======== Given data

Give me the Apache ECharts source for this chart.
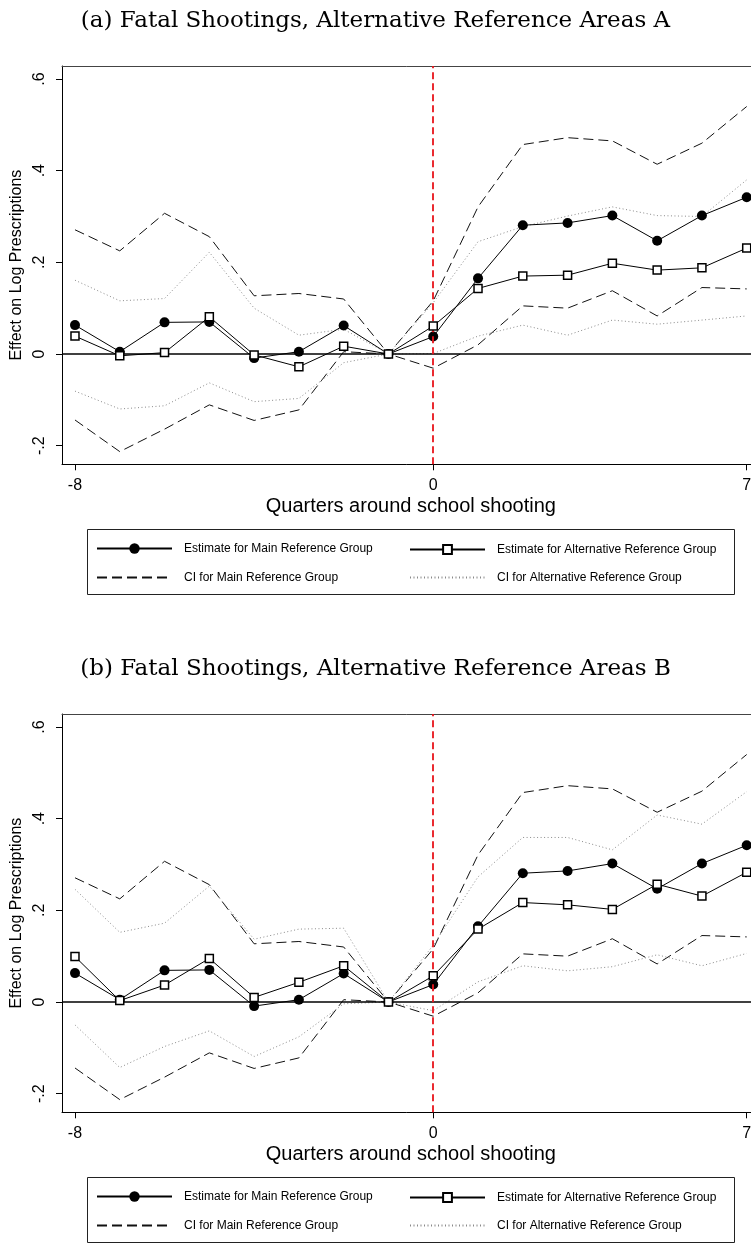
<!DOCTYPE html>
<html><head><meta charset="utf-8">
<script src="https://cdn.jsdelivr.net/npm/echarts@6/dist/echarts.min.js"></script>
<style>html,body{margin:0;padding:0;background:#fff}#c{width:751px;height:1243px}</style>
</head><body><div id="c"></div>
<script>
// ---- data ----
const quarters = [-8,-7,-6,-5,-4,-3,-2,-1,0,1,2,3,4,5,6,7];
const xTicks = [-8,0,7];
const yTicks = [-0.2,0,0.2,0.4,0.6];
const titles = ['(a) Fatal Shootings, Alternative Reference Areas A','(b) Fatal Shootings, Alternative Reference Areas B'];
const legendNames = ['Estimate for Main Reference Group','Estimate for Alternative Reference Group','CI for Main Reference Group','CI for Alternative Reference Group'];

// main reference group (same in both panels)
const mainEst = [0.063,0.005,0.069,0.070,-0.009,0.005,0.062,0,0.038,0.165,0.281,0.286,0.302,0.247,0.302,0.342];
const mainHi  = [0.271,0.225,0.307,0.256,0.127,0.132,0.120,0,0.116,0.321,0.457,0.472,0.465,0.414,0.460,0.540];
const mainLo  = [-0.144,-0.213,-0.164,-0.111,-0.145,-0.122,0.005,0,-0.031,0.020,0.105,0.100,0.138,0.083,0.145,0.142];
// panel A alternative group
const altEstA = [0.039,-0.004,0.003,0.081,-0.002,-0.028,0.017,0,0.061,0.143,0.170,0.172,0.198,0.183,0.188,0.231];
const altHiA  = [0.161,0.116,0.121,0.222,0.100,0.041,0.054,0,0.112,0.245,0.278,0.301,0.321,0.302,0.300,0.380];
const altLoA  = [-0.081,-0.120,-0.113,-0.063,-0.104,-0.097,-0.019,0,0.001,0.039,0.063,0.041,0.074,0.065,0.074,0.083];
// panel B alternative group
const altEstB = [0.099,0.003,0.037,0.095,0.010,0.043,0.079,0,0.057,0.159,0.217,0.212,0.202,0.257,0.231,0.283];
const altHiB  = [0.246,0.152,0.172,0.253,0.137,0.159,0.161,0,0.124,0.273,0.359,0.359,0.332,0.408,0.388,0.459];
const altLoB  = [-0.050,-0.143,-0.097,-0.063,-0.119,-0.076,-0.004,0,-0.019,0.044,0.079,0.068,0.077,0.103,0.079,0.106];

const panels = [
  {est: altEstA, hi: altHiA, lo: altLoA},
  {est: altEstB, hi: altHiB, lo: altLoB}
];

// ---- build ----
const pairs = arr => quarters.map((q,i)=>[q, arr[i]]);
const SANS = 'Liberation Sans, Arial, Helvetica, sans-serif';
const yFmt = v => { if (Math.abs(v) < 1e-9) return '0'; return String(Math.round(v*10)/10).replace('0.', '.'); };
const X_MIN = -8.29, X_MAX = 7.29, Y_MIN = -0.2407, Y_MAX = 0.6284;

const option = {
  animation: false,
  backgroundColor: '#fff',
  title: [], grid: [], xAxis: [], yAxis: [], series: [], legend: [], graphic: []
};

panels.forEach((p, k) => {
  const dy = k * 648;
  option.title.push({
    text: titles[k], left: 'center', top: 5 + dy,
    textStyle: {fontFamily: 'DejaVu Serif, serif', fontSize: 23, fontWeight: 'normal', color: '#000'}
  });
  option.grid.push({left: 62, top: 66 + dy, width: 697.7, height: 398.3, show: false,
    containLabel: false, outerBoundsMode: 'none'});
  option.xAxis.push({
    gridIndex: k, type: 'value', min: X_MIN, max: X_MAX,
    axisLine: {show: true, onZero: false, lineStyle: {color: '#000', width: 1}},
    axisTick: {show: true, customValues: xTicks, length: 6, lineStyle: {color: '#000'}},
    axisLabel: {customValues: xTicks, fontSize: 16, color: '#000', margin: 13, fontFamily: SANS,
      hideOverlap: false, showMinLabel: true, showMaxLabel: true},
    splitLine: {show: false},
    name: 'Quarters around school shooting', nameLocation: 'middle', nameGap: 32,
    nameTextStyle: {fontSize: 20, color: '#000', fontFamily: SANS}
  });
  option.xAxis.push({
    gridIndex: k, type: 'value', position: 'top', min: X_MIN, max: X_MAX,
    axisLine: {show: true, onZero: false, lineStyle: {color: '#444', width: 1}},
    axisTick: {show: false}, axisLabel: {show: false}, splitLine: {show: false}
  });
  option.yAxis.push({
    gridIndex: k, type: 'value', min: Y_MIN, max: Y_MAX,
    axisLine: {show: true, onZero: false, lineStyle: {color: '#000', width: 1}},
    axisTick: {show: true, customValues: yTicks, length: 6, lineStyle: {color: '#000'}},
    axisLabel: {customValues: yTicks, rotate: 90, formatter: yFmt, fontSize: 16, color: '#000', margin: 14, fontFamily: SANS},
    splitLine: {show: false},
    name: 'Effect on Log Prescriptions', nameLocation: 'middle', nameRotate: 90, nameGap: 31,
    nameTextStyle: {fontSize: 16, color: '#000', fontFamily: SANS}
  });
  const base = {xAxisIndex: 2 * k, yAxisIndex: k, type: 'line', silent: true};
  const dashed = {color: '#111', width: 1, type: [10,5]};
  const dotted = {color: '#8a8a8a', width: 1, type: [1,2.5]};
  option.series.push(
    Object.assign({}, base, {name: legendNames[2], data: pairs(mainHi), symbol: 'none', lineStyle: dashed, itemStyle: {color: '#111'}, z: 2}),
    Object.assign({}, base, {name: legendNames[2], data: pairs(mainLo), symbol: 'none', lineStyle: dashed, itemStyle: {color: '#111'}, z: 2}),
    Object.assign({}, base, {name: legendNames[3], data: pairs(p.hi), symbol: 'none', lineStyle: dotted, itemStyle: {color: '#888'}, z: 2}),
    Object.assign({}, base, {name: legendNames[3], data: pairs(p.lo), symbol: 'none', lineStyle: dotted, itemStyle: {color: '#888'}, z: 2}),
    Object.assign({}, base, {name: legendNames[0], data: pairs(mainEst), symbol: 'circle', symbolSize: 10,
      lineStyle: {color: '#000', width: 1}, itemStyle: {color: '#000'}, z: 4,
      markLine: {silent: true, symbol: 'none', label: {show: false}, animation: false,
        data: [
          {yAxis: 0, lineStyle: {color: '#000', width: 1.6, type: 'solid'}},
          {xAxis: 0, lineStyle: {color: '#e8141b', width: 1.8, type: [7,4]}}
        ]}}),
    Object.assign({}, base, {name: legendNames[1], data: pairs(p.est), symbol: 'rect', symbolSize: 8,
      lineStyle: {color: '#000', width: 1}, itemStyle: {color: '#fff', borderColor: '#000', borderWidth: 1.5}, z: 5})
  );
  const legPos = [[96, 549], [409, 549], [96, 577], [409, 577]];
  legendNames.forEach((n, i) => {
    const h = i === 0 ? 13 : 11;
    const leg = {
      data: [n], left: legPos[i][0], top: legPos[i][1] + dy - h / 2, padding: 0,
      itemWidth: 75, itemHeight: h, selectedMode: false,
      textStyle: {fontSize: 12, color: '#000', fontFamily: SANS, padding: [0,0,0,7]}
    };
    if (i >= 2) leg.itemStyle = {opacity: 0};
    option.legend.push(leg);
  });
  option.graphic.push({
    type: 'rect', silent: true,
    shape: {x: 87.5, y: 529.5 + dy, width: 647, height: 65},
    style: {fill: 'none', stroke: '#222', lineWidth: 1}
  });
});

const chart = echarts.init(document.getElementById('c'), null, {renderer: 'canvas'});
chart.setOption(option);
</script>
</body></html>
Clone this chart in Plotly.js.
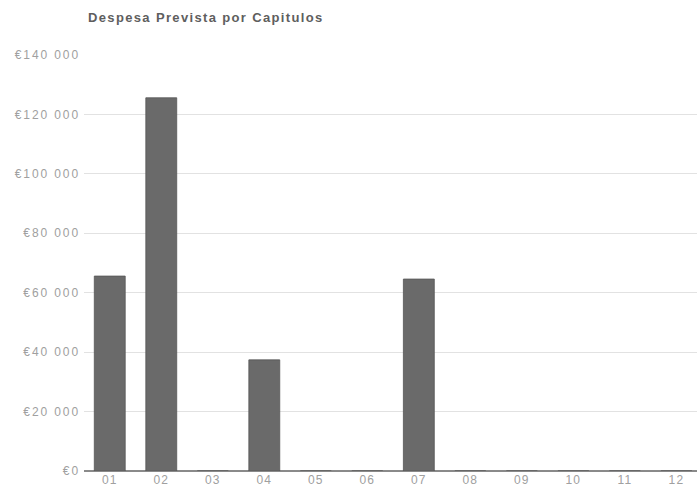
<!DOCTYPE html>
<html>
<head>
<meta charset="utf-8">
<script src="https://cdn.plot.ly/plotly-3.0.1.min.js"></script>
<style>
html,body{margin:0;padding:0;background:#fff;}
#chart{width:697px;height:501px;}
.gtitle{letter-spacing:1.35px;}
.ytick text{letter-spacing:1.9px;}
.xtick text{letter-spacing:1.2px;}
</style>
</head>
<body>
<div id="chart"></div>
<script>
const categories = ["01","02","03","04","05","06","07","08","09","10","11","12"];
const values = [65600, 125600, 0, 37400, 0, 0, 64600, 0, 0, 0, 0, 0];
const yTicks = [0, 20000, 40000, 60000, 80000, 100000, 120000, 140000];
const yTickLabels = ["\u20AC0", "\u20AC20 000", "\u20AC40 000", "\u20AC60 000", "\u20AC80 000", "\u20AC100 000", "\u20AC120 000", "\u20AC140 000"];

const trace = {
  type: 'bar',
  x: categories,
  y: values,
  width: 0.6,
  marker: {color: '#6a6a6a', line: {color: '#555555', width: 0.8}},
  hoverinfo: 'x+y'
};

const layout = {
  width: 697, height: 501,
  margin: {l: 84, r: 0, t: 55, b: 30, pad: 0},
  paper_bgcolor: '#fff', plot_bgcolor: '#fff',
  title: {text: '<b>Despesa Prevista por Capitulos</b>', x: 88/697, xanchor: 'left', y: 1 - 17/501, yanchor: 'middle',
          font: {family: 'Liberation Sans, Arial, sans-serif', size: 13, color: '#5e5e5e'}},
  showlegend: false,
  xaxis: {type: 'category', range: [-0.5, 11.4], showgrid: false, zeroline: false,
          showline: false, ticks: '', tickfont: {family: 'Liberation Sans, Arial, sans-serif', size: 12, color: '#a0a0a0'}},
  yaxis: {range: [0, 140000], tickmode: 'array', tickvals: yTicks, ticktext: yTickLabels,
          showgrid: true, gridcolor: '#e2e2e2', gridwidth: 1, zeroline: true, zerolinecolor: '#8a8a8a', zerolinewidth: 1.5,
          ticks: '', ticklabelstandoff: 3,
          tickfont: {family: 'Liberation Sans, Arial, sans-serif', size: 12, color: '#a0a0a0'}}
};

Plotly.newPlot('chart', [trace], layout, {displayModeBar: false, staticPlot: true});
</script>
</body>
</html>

================

Task to carry out >>
Give every line of the material that includes the string "this".

Task answer >>
Give me the Apache ECharts source for this chart.
Clone this chart in Plotly.js.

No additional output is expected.